A close family died last week, so I thought I’d share a few of my ideas about what we call death.


Death As Life

How would we know we were alive if it were not for death? In the same way, we can’t say what is ‘good’ if we didn’t have the opposite reference of ‘bad’. Take a look all around you. ‘Things’ are dying continually and have been forever. Death is a requirement for life.

Death is not simply ‘a part of life’, as many people say. Life is reliant upon it. If we take the famous Einstein quote, “Energy cannot be created or destroyed, it can only be changed from one form to another.” 

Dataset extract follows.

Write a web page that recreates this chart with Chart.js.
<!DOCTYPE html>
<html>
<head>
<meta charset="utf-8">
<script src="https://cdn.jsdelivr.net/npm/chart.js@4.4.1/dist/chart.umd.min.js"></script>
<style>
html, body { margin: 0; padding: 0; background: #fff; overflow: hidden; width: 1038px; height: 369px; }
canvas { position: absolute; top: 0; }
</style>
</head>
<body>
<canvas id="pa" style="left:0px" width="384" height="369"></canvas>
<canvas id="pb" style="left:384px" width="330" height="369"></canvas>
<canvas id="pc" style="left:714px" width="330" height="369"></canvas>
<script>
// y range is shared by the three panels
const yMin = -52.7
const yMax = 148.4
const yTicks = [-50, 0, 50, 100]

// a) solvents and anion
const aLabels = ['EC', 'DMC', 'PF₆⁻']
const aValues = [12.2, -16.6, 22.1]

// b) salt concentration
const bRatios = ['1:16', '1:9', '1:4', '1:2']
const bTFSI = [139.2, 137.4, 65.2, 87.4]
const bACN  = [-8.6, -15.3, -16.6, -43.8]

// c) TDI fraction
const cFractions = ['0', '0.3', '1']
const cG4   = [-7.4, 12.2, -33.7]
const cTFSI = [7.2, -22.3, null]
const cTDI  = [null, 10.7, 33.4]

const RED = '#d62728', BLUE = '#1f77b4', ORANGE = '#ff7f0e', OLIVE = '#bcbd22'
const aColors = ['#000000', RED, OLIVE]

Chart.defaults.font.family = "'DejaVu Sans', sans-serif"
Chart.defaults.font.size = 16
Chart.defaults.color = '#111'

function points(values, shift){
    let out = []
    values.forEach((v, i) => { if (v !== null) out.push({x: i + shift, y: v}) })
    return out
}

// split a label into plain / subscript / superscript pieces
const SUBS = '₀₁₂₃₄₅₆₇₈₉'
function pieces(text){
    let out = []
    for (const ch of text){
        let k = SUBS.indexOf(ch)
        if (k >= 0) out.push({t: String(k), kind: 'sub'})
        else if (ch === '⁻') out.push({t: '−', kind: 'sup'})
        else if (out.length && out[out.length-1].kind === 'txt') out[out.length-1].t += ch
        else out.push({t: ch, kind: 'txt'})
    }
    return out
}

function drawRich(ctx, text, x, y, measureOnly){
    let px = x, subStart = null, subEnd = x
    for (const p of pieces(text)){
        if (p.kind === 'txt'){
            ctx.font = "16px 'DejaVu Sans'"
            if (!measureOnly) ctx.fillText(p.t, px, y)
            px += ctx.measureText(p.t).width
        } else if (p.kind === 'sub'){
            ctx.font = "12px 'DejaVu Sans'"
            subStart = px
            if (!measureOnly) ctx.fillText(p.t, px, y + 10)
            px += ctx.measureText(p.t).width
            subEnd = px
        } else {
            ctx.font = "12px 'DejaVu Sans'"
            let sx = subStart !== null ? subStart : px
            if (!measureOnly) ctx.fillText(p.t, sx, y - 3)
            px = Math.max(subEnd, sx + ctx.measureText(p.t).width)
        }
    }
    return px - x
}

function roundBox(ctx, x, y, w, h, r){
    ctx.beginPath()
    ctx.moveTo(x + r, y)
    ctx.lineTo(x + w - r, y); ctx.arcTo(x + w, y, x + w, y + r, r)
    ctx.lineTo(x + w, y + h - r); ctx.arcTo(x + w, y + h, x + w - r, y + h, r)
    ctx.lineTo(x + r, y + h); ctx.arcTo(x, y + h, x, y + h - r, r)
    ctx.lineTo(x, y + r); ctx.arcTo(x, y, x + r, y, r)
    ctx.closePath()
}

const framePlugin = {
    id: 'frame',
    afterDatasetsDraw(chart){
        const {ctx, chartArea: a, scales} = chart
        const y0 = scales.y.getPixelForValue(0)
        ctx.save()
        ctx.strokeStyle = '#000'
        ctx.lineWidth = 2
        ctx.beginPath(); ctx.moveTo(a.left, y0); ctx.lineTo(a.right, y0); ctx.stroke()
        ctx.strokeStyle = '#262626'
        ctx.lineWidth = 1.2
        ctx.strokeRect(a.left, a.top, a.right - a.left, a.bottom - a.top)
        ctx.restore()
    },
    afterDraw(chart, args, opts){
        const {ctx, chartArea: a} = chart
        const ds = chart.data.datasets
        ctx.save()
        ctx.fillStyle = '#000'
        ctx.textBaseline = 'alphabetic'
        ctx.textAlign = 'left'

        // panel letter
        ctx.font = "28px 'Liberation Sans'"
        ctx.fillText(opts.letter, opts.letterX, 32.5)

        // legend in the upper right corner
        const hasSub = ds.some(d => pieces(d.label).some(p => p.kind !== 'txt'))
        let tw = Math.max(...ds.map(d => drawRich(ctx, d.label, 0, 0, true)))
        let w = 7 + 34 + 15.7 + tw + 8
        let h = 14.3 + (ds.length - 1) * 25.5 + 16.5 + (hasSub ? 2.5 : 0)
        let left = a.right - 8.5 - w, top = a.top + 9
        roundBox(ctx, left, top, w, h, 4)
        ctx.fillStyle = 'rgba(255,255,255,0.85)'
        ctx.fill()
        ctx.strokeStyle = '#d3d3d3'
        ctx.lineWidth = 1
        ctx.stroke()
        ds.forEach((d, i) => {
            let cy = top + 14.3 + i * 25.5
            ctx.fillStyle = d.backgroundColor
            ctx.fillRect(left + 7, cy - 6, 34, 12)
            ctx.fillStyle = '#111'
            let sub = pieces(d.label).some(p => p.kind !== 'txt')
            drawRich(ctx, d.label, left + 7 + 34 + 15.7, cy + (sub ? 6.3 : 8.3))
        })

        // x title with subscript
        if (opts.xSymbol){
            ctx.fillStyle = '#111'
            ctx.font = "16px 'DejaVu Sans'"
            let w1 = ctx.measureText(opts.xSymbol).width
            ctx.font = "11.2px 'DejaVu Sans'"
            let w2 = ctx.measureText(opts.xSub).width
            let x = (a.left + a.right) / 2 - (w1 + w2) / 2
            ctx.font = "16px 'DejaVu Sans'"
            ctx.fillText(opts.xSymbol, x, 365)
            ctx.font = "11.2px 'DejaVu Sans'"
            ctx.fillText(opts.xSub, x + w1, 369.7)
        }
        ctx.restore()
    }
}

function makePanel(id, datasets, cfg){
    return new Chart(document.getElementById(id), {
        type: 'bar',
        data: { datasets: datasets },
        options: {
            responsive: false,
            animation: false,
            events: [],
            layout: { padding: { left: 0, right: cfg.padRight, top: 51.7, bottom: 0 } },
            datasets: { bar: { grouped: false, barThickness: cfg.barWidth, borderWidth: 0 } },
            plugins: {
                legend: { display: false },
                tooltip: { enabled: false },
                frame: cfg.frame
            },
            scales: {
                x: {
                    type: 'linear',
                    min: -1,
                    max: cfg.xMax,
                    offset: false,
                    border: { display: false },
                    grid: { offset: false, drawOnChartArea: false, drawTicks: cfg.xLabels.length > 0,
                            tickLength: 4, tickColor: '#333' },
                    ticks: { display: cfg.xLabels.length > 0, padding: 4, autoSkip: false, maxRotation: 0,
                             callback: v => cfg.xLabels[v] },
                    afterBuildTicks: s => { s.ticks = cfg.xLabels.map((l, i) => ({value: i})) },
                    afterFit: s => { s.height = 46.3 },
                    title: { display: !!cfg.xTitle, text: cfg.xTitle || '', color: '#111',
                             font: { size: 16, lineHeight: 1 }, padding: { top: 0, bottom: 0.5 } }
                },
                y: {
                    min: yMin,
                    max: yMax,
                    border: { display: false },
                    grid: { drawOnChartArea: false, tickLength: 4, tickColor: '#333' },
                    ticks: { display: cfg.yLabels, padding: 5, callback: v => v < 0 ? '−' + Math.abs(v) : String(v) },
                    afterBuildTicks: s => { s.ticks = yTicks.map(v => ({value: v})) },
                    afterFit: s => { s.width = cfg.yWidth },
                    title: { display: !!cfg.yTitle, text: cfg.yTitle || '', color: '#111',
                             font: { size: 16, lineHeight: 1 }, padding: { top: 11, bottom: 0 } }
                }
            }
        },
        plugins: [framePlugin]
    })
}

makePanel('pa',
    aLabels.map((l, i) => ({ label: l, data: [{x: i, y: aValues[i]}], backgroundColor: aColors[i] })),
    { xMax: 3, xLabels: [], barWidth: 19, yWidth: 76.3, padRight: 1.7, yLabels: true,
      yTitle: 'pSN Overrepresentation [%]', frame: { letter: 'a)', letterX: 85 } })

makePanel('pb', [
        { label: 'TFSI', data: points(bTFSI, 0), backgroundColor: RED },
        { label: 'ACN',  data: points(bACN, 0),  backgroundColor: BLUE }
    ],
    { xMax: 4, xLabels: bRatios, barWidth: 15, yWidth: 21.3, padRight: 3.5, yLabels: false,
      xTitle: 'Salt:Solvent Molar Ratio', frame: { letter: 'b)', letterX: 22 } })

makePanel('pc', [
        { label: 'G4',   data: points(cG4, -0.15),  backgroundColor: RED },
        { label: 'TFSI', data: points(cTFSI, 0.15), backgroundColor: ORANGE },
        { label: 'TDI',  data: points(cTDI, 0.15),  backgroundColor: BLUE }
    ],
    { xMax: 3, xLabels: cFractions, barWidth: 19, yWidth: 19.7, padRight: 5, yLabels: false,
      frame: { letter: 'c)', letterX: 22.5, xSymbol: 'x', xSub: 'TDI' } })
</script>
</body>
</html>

Death, then, when considered holistically, is only a concept of the mind. It isn’t apart from life; it is a part of it. It is life. 


The Physical Body

Suppose we were to contemplate on what we know for sure. We would say that the only immortal ‘part’ of the human is the body. When the physical body has no more electricity running through it, the meat suit decays and gives itself back to the natural world. Even if the body is cremated and the ashes spread, the remnants nourish the soil to ‘create’ ‘new’ life.

There seems to be an aversion to this radical truth. Perhaps (once again) it is due to the religious fabric of culture that we ‘sacrifice’ the here and now and the material existence for a more ‘heavenly’ life after death. Let’s not lose all sense of reason – the physical body (as far as we know) is natures highest creation and should be revered as such. The undertones of this sacrifice have led to a seemingly degenerative society. 



It’s considered in many faiths across the planet that the soul maintains its existence upon death, and only the body ‘dies’. This assumes a couple of things that should be questioned.

1 – The soul is an actual thing.

The ‘soul’ has never been proven to exist. It’s a nice-sounding theory and comforts many people to think that there is something else above and beyond what is contained within the human body. But we are not talking here about what sounds nice. We are getting away from historical dogma, which has trapped the mind of people into immature ideologies.


2 – There is ‘somewhere’ that the soul goes to.

Heaven and hell is, of course, a concept that has been created based on ‘good and evil’. They’re ideas that arise at an apparent level of human development. The church and other religious institutions have used the concept of heaven and hell for thousands of years to control masses of people.

Maybe at some point, humans will grow up and stop relying on controlling mechanisms such as the church to influence their life.

Where is this place that the soul goes to?


I think it’s important also to say that I have no idea or concern whether the soul (if there is one) goes elsewhere upon death; it might do. I’m just imparting the reality that we are merely repeating information and knowledge that has been passed down to us for thousands of years. How do we know if there is any truth in it? Are we expected to take it at face value?